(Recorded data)
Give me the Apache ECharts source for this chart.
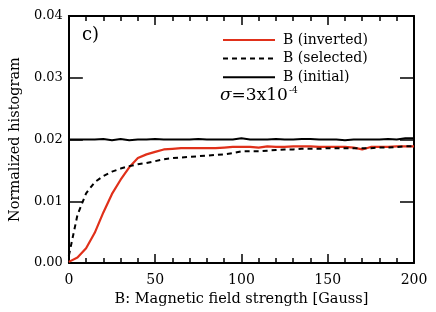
<!DOCTYPE html>
<html><head><meta charset="utf-8">
<script src="https://cdn.jsdelivr.net/npm/echarts@6/dist/echarts.min.js"></script>
<style>html,body{margin:0;padding:0;background:#fff}#c{width:436px;height:312px}</style>
</head><body><div id="c"></div>
<script>
const fieldB = [0,5,10,15,20,25,30,35,40,45,50,55,60,65,70,75,80,85,90,95,100,105,110,115,120,125,130,135,140,145,150,155,160,165,170,175,180,185,190,195,200];
const inverted = [0.0002,0.0009,0.0024,0.0049,0.0082,0.0112,0.0135,0.0155,0.0170,0.0176,0.0180,0.0184,0.0185,0.0186,0.0186,0.0186,0.0186,0.0186,0.0187,0.0188,0.0188,0.0188,0.0187,0.0189,0.0188,0.0188,0.0189,0.0189,0.0189,0.0188,0.0188,0.0188,0.0188,0.0187,0.0184,0.0188,0.0188,0.0188,0.0189,0.0189,0.0189];
const selected = [0.0012,0.0078,0.0113,0.0131,0.0141,0.0148,0.0153,0.0157,0.0160,0.0162,0.0165,0.0168,0.0170,0.0171,0.0172,0.0173,0.0174,0.0175,0.0176,0.0178,0.0181,0.0181,0.0181,0.0182,0.0183,0.0184,0.0184,0.0185,0.0185,0.0185,0.0186,0.0186,0.0186,0.0186,0.0186,0.0186,0.0187,0.0187,0.0188,0.0189,0.0189];
const initial = [0.0200,0.0200,0.0200,0.0200,0.0201,0.0199,0.0201,0.0199,0.0200,0.0200,0.0201,0.0200,0.0200,0.0200,0.0200,0.0201,0.0200,0.0200,0.0200,0.0200,0.0202,0.0200,0.0200,0.0200,0.0201,0.0200,0.0200,0.0201,0.0201,0.0200,0.0200,0.0200,0.0199,0.0200,0.0200,0.0200,0.0200,0.0201,0.0200,0.0202,0.0202];
const xTicks = [0,50,100,150,200];
const yTicks = ['0.00','0.01','0.02','0.03','0.04'];
const seriesNames = ['B (inverted)','B (selected)','B (initial)'];

const FONT = 'DejaVu Serif';
const RED = '#e0301a';
const pair = a => fieldB.map((b,i)=>[b,a[i]]);
const axLine = {show:true, onZero:false, lineStyle:{color:'#000', width:2}};
const tick = (len) => ({inside:true, length:len, lineStyle:{color:'#000', width:1.5}});
const chart = echarts.init(document.getElementById('c'), null, {renderer:'canvas'});
chart.setOption({
  animation:false,
  backgroundColor:'#fff',
  grid:{left:65, right:22, top:16, bottom:48},
  xAxis:[
    {type:'value', position:'bottom', min:0, max:200, interval:50,
     axisLine:axLine, splitLine:{show:false},
     axisTick:tick(9),
     minorTick:{show:true, splitNumber:5, length:5, lineStyle:{color:'#000', width:1.5}},
     axisLabel:{margin:10, color:'#000', fontFamily:FONT, fontSize:14,
       formatter:(v)=>String(xTicks[Math.round(v/50)])},
     name:'B: Magnetic field strength [Gauss]', nameLocation:'middle', nameGap:26,
     nameTextStyle:{color:'#000', fontFamily:FONT, fontSize:14.5}},
    {type:'value', position:'top', min:0, max:200, interval:50,
     axisLine:axLine, splitLine:{show:false},
     axisTick:tick(9),
     minorTick:{show:true, splitNumber:5, length:5, lineStyle:{color:'#000', width:1.5}},
     axisLabel:{show:false}}
  ],
  yAxis:[
    {type:'value', position:'left', min:0, max:0.04, interval:0.01,
     axisLine:axLine, splitLine:{show:false},
     axisTick:tick(14),
     axisLabel:{margin:6, color:'#000', fontFamily:FONT, fontSize:13,
       formatter:(v)=>yTicks[Math.round(v/0.01)]},
     name:'Normalized histogram', nameLocation:'middle', nameGap:44,
     nameTextStyle:{color:'#000', fontFamily:FONT, fontSize:14.5}},
    {type:'value', position:'right', min:0, max:0.04, interval:0.01,
     axisLine:axLine, splitLine:{show:false},
     axisTick:tick(14),
     axisLabel:{show:false}}
  ],
  legend:{
    orient:'vertical', left:217, top:28, itemWidth:52, itemHeight:14, itemGap:4.6,
    data:seriesNames,
    itemStyle:{opacity:0},
    textStyle:{color:'#000', fontFamily:FONT, fontSize:14, padding:[0,0,9,3]},
    selectedMode:false
  },
  graphic:[
    {type:'text', left:82, top:26, style:{text:'c)', fill:'#000', font:'18px "DejaVu Serif"'}},
    {type:'text', left:220, top:86, style:{
      text:'{i|σ}{n|=3x10}{s|-4}', fill:'#000',
      rich:{
        i:{fontStyle:'italic', fontFamily:FONT, fontSize:17, lineHeight:18, fill:'#000', verticalAlign:'bottom'},
        n:{fontFamily:FONT, fontSize:17, lineHeight:18, fill:'#000', verticalAlign:'bottom'},
        s:{fontFamily:FONT, fontSize:9, lineHeight:18, fill:'#000', verticalAlign:'top', padding:[0,0,0,1]}
      }}}
  ],
  series:[
    {name:seriesNames[2], type:'line', data:pair(initial), symbol:'none', xAxisIndex:0, yAxisIndex:0,
     lineStyle:{color:'#000', width:2}, itemStyle:{color:'#000'}},
    {name:seriesNames[0], type:'line', data:pair(inverted), symbol:'none', xAxisIndex:0, yAxisIndex:0,
     lineStyle:{color:RED, width:2.2}, itemStyle:{color:RED}},
    {name:seriesNames[1], type:'line', data:pair(selected), symbol:'none', xAxisIndex:0, yAxisIndex:0,
     lineStyle:{color:'#000', width:2, type:[5,4]}, itemStyle:{color:'#000'}},
    {name:'frame', type:'line', data:[], xAxisIndex:1, yAxisIndex:1, symbol:'none', silent:true}
  ]
});
</script></body></html>
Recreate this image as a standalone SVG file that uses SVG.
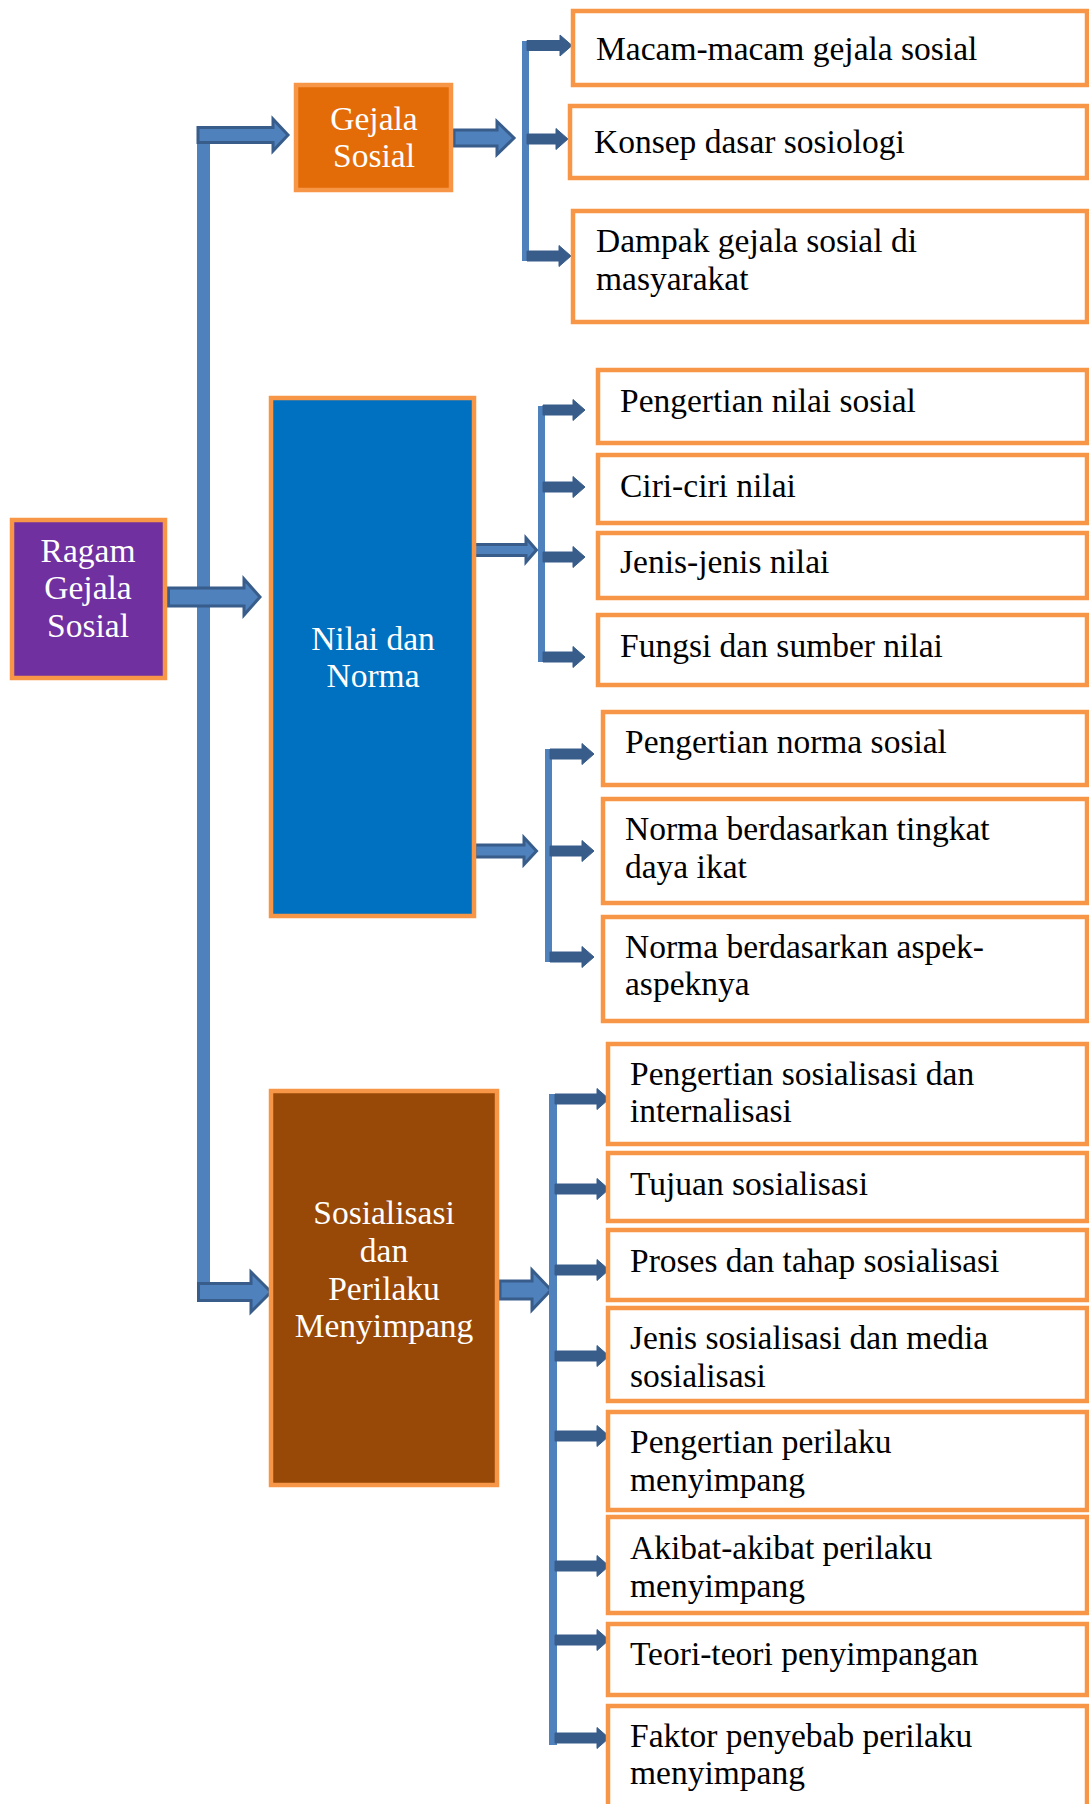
<svg xmlns="http://www.w3.org/2000/svg" width="1089" height="1804" viewBox="0 0 1089 1804">
<style>
.box{fill:#FFFFFF;stroke:#F79646;stroke-width:4.5}
.node{stroke:#F79646;stroke-width:4.5}
.t{font-family:"Liberation Serif","Times New Roman",serif;font-size:33.5px;fill:#000000}
.w{font-family:"Liberation Serif","Times New Roman",serif;font-size:33.5px;fill:#FFFFFF;text-anchor:middle}
.big{fill:#4F81BD;stroke:#385D8A;stroke-width:3;stroke-linejoin:miter}
.small{fill:#385D8A;stroke:#385D8A;stroke-width:1}
.line{fill:#4F81BD}
</style>
<rect width="1089" height="1804" fill="#FFFFFF"/>

<g id="connectors">
  <rect class="line" x="197" y="126" width="13" height="1176"/>
  <path class="big" d="M198,127.5 H273 V119 L288,135 L273,151 V142.5 H198 Z"/>
  <path class="big" d="M168.5,588 H244 V579 L260,597 L244,615 V606 H168.5 Z"/>
  <path class="big" d="M198.5,1283.5 H251 V1272 L271,1292 L251,1312 V1300.5 H198.5 Z"/>
  <path class="big" d="M454,130 H497 V121.5 L514,138 L497,154.5 V146 H454 Z"/>
  <path class="big" d="M473,544.5 H526 V538 L536.5,550 L526,562 V555.5 H473 Z"/>
  <path class="big" d="M475,845 H524 V837.5 L536.5,851 L524,864.5 V857 H475 Z"/>
  <path class="big" d="M500,1281 H532 V1270 L551,1290 L532,1310 V1299 H500 Z"/>

  <rect class="line" x="522" y="41" width="7" height="220"/>
  <path class="small" d="M527,40.5 H560 V35 L572,45.5 L560,56 V50.5 H527 Z"/>
  <path class="small" d="M527,134 H556 V128.5 L568,139 L556,149.5 V144 H527 Z"/>
  <path class="small" d="M527,251 H559 V245.5 L571,256 L559,266.5 V261 H527 Z"/>

  <rect class="line" x="538" y="406" width="7" height="256"/>
  <path class="small" d="M543,405 H573 V399.5 L585,410 L573,420.5 V415 H543 Z"/>
  <path class="small" d="M543,482 H573 V476.5 L585,487 L573,497.5 V492 H543 Z"/>
  <path class="small" d="M543,552 H573 V546.5 L585,557 L573,567.5 V562 H543 Z"/>
  <path class="small" d="M543,652 H573 V646.5 L585,657 L573,667.5 V662 H543 Z"/>

  <rect class="line" x="545" y="749" width="7" height="213"/>
  <path class="small" d="M550,749 H582 V743.5 L594,754 L582,764.5 V759 H550 Z"/>
  <path class="small" d="M550,846 H582 V840.5 L594,851 L582,861.5 V856 H550 Z"/>
  <path class="small" d="M550,952 H582 V946.5 L594,957 L582,967.5 V962 H550 Z"/>

  <rect class="line" x="549" y="1094" width="8" height="651"/>
  <path class="small" d="M555,1094 H597 V1088.5 L609,1099 L597,1109.5 V1104 H555 Z"/>
  <path class="small" d="M555,1184 H597 V1178.5 L609,1189 L597,1199.5 V1194 H555 Z"/>
  <path class="small" d="M555,1265 H597 V1259.5 L609,1270 L597,1280.5 V1275 H555 Z"/>
  <path class="small" d="M555,1351 H597 V1345.5 L609,1356 L597,1366.5 V1361 H555 Z"/>
  <path class="small" d="M555,1431 H597 V1425.5 L609,1436 L597,1446.5 V1441 H555 Z"/>
  <path class="small" d="M555,1561 H597 V1555.5 L609,1566 L597,1576.5 V1571 H555 Z"/>
  <path class="small" d="M555,1635 H597 V1629.5 L609,1640 L597,1650.5 V1645 H555 Z"/>
  <path class="small" d="M555,1733 H597 V1727.5 L609,1738 L597,1748.5 V1743 H555 Z"/>
</g>

<g id="ragam">
  <rect class="node" x="12" y="520" width="153" height="158" fill="#7030A0"/>
  <text class="w" x="88" y="562">Ragam</text>
  <text class="w" x="88" y="599">Gejala</text>
  <text class="w" x="88" y="637">Sosial</text>
</g>
<g id="gejala">
  <rect class="node" x="296" y="85" width="155" height="105" fill="#E36C09"/>
  <text class="w" x="374" y="130">Gejala</text>
  <text class="w" x="374" y="167">Sosial</text>
</g>
<g id="nilai">
  <rect class="node" x="271" y="398" width="203" height="518" fill="#0070C0"/>
  <text class="w" x="373" y="650">Nilai dan</text>
  <text class="w" x="373" y="687">Norma</text>
</g>
<g id="sosialisasi">
  <rect class="node" x="271" y="1091" width="226" height="394" fill="#984807"/>
  <text class="w" x="384" y="1224">Sosialisasi</text>
  <text class="w" x="384" y="1262">dan</text>
  <text class="w" x="384" y="1300">Perilaku</text>
  <text class="w" x="384" y="1337">Menyimpang</text>
</g>

<g id="b1"><rect class="box" x="573" y="11" width="514" height="74"/><text class="t" x="596" y="60">Macam-macam gejala sosial</text></g>
<g id="b2"><rect class="box" x="570" y="106" width="517" height="72"/><text class="t" x="594" y="153">Konsep dasar sosiologi</text></g>
<g id="b3"><rect class="box" x="573" y="211" width="514" height="111"/><text class="t" x="596" y="252">Dampak gejala sosial di</text><text class="t" x="596" y="290">masyarakat</text></g>

<g id="n1"><rect class="box" x="598" y="370" width="489" height="73"/><text class="t" x="620" y="412">Pengertian nilai sosial</text></g>
<g id="n2"><rect class="box" x="598" y="455" width="489" height="68"/><text class="t" x="620" y="497">Ciri-ciri nilai</text></g>
<g id="n3"><rect class="box" x="598" y="533" width="489" height="65"/><text class="t" x="620" y="573">Jenis-jenis nilai</text></g>
<g id="n4"><rect class="box" x="598" y="615" width="489" height="70"/><text class="t" x="620" y="657">Fungsi dan sumber nilai</text></g>

<g id="m1"><rect class="box" x="603" y="712" width="484" height="73"/><text class="t" x="625" y="753">Pengertian norma sosial</text></g>
<g id="m2"><rect class="box" x="603" y="799" width="484" height="104"/><text class="t" x="625" y="840">Norma berdasarkan tingkat</text><text class="t" x="625" y="878">daya ikat</text></g>
<g id="m3"><rect class="box" x="603" y="917" width="484" height="104"/><text class="t" x="625" y="958">Norma berdasarkan aspek-</text><text class="t" x="625" y="995">aspeknya</text></g>

<g id="s1"><rect class="box" x="608" y="1044" width="479" height="100"/><text class="t" x="630" y="1085">Pengertian sosialisasi dan</text><text class="t" x="630" y="1122">internalisasi</text></g>
<g id="s2"><rect class="box" x="608" y="1153" width="479" height="68"/><text class="t" x="630" y="1195">Tujuan sosialisasi</text></g>
<g id="s3"><rect class="box" x="608" y="1230" width="479" height="70"/><text class="t" x="630" y="1272">Proses dan tahap sosialisasi</text></g>
<g id="s4"><rect class="box" x="608" y="1308" width="479" height="93"/><text class="t" x="630" y="1349">Jenis sosialisasi dan media</text><text class="t" x="630" y="1387">sosialisasi</text></g>
<g id="s5"><rect class="box" x="608" y="1412" width="479" height="98"/><text class="t" x="630" y="1453">Pengertian perilaku</text><text class="t" x="630" y="1491">menyimpang</text></g>
<g id="s6"><rect class="box" x="608" y="1517" width="479" height="96"/><text class="t" x="630" y="1559">Akibat-akibat perilaku</text><text class="t" x="630" y="1597">menyimpang</text></g>
<g id="s7"><rect class="box" x="608" y="1624" width="479" height="71"/><text class="t" x="630" y="1665">Teori-teori penyimpangan</text></g>
<g id="s8"><rect class="box" x="608" y="1706" width="479" height="120"/><text class="t" x="630" y="1747">Faktor penyebab perilaku</text><text class="t" x="630" y="1784">menyimpang</text></g>
</svg>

▶ [Problem to solve]:
Gather each line of the listing that holds the string "this".

▶ [Exercise solution]:
Give me the Apache ECharts source for this chart.
Recreate this image as a standalone SVG file that uses SVG.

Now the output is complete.